If an AE is below the 60-day pipeline milestone, that's your early warning sign. Don't wait for the 90-day review to address it. The first-deal coaching conversation and ramp metrics give you the framework to intervene early without micromanaging.

Compensation Bands for 50-500 Employee Companies

These are rough benchmarks for 2025-2026, informed by BLS Occupational Employment data for sales representatives and current mid-market surveys. Adjust for geography, product complexity, and ARR stage.

Role Level Base OTE Equity (Options)
AE I (0-2 years experience) $55-70k $100-130k 0.05-0.10%
AE II (2-4 years, full-cycle) $70-90k $130-170k 0.08-0.15%
Senior AE (4+ years, enterprise) $90-120k $170-250k 0.10-0.25%

Quota-to-OTE ratio should be 4:1 to 6:1 at ramp, moving to 5:1 to 7:1 at full capacity. If your quota is too high relative to OTE, you'll struggle to close competitive candidates. SHRM research on sales compensation notes that misaligned quota structures are among the top reasons high-performing AEs decline or leave offers.

Measuring Hire Quality

Track these three metrics for every AE hire:

90-day ramp attainment. What percentage of quota did they hit in their first three months? Below 30% is a warning sign. Above 50% is a great early signal.

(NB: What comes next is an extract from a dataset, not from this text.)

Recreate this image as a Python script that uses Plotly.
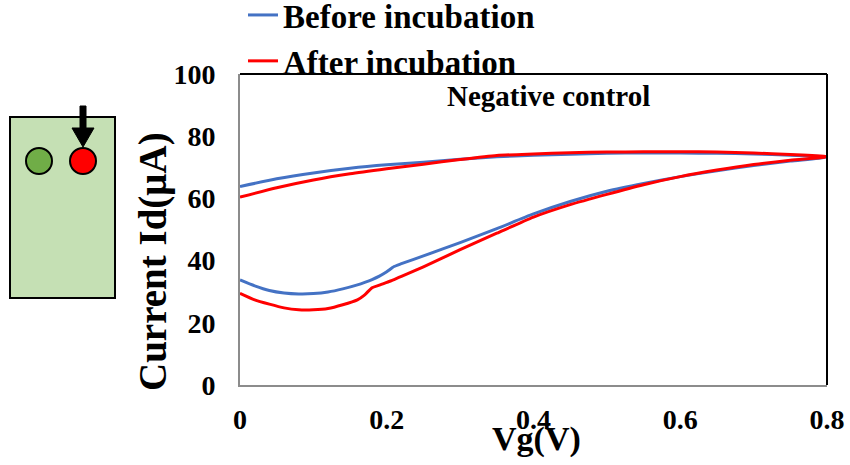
import plotly.graph_objects as go

# ---------------- data ----------------
vg_forward = [0, 0.02, 0.04, 0.06, 0.08, 0.10, 0.12, 0.14, 0.16, 0.17, 0.18, 0.19, 0.20,
              0.21, 0.22, 0.25, 0.30, 0.35, 0.40, 0.45, 0.50, 0.55, 0.60, 0.65, 0.70, 0.75, 0.80]
vg_backward = [0.80, 0.75, 0.70, 0.65, 0.60, 0.55, 0.50, 0.45, 0.40, 0.35, 0.30, 0.25,
               0.20, 0.15, 0.10, 0.05, 0]

before_forward = [33.8, 31.9, 30.4, 29.6, 29.3, 29.4, 29.9, 30.9, 32.2, 33.0, 33.9, 35.0, 36.4,
                  38.1, 39.0, 41.5, 45.8, 50.3, 55.0, 59.0, 62.3, 64.8, 67.0, 68.9, 70.6, 72.0, 73.3]
before_backward = [73.3, 73.9, 74.3, 74.5, 74.6, 74.6, 74.5, 74.2, 73.9, 73.4, 72.6, 71.6,
                   70.8, 69.7, 68.2, 66.3, 63.8]

after_forward = [29.5, 27.4, 26.0, 24.8, 24.2, 24.2, 24.6, 25.8, 27.4, 29.0, 31.3, 32.1, 33.0,
                 33.9, 34.9, 38.0, 43.5, 48.8, 54.0, 58.0, 61.3, 64.4, 67.0, 69.1, 70.9, 72.3, 73.4]
after_backward = [73.4, 74.1, 74.6, 74.9, 75.0, 75.0, 74.9, 74.7, 74.3, 73.8, 72.5, 71.0,
                  69.5, 67.9, 65.9, 63.4, 60.4]

series_names = ["Before incubation", "After incubation"]
series_colors = ["#4472C4", "#FF0000"]
x_ticks = [0, 0.2, 0.4, 0.6, 0.8]
x_tick_text = ["0", "0.2", "0.4", "0.6", "0.8"]
y_ticks = [0, 20, 40, 60, 80, 100]
panel_label = "Negative control"
x_title = "Vg(V)"
y_title = "Current Id(μA)"

# ---------------- layout geometry ----------------
W, H = 850, 465
L, R, T, B = 240, 23, 74, 80
PW, PH = W - L - R, H - T - B


def px(x):  # pixel x -> paper
    return (x - L) / PW


def py(y):  # pixel y -> paper
    return (H - B - y) / PH


FONT = "Liberation Serif, Times New Roman, serif"

fig = go.Figure()
loops = [(before_forward, before_backward), (after_forward, after_backward)]
for (fw, bw), name, color in zip(loops, series_names, series_colors):
    fig.add_trace(go.Scatter(
        x=vg_forward + vg_backward[1:],
        y=fw + bw[1:],
        mode="lines",
        name=name,
        line=dict(color=color, width=3, shape="spline", smoothing=0.6),
    ))

axis_font = dict(family=FONT, size=28, color="black", weight="bold")

fig.update_xaxes(
    range=[0, 0.8], tickvals=x_ticks, ticktext=x_tick_text,
    showgrid=False, zeroline=False, showline=True, linecolor="#8c8c8c", linewidth=2,
    ticks="", tickfont=axis_font, ticklabelstandoff=8,
)
fig.update_yaxes(
    range=[0, 100], tickvals=y_ticks,
    showgrid=False, zeroline=False, showline=True, linecolor="#8c8c8c", linewidth=2,
    ticks="", tickfont=axis_font, ticklabelstandoff=17,
)

shapes = [
    # top and right black frame
    dict(type="line", xref="paper", yref="paper", x0=0, x1=1, y0=1, y1=1,
         line=dict(color="black", width=2)),
    dict(type="line", xref="paper", yref="paper", x0=1, x1=1, y0=0, y1=1,
         line=dict(color="black", width=2)),
    # device illustration
    dict(type="rect", xref="paper", yref="paper", x0=px(10), x1=px(115), y0=py(298), y1=py(117),
         fillcolor="#C5E0B4", line=dict(color="black", width=2), layer="above"),
    dict(type="circle", xref="paper", yref="paper", x0=px(26), x1=px(52), y0=py(174), y1=py(148),
         fillcolor="#70AD47", line=dict(color="black", width=2), layer="above"),
    dict(type="circle", xref="paper", yref="paper", x0=px(70), x1=px(96), y0=py(174), y1=py(148),
         fillcolor="#FF0000", line=dict(color="black", width=2), layer="above"),
    dict(type="path", xref="paper", yref="paper", layer="above",
         path=(f"M {px(80)},{py(106)} L {px(86)},{py(106)} L {px(86)},{py(128)} "
               f"L {px(94)},{py(128)} L {px(83)},{py(147)} L {px(72)},{py(128)} "
               f"L {px(80)},{py(128)} Z"),
         fillcolor="black", line=dict(color="black", width=1)),
]

annotations = [
    dict(text=panel_label, xref="paper", yref="paper", x=px(548), y=py(96),
         xanchor="center", yanchor="middle", showarrow=False,
         font=dict(family=FONT, size=29, color="black", weight="bold")),
    dict(text=x_title, xref="paper", yref="paper", x=px(536), y=py(439),
         xanchor="center", yanchor="middle", showarrow=False,
         font=dict(family=FONT, size=34, color="black", weight="bold")),
    dict(text=y_title, xref="paper", yref="paper", x=px(153), y=py(262), textangle=-90,
         xanchor="center", yanchor="middle", showarrow=False,
         font=dict(family=FONT, size=39, color="black", weight="bold")),
]

fig.update_layout(
    width=W, height=H,
    margin=dict(l=L, r=R, t=T, b=B, autoexpand=False),
    plot_bgcolor="white", paper_bgcolor="white",
    shapes=shapes, annotations=annotations,
    showlegend=True,
    legend=dict(x=px(243), y=py(-13), xanchor="left", yanchor="top",
                font=dict(family=FONT, size=33, color="black", weight="bold"),
                bgcolor="rgba(0,0,0,0)", tracegroupgap=0, itemwidth=30),
)

fig.write_html("out.html", config={"displayModeBar": False},
               post_script="document.body.style.margin='0';")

First-quarter quota percentage. Month 4 is the first full quota-carrying period. This is the real data point.

12-month retention rate. If AEs are leaving before 12 months, you have either a compensation problem or a management problem. Often both. Gallup research finds that manager quality is the single largest driver of employee retention, accounting for at least 70% of variance in team engagement scores. A consistent one-on-one practice from the first week is the cheapest retention tool available to a first-time sales manager.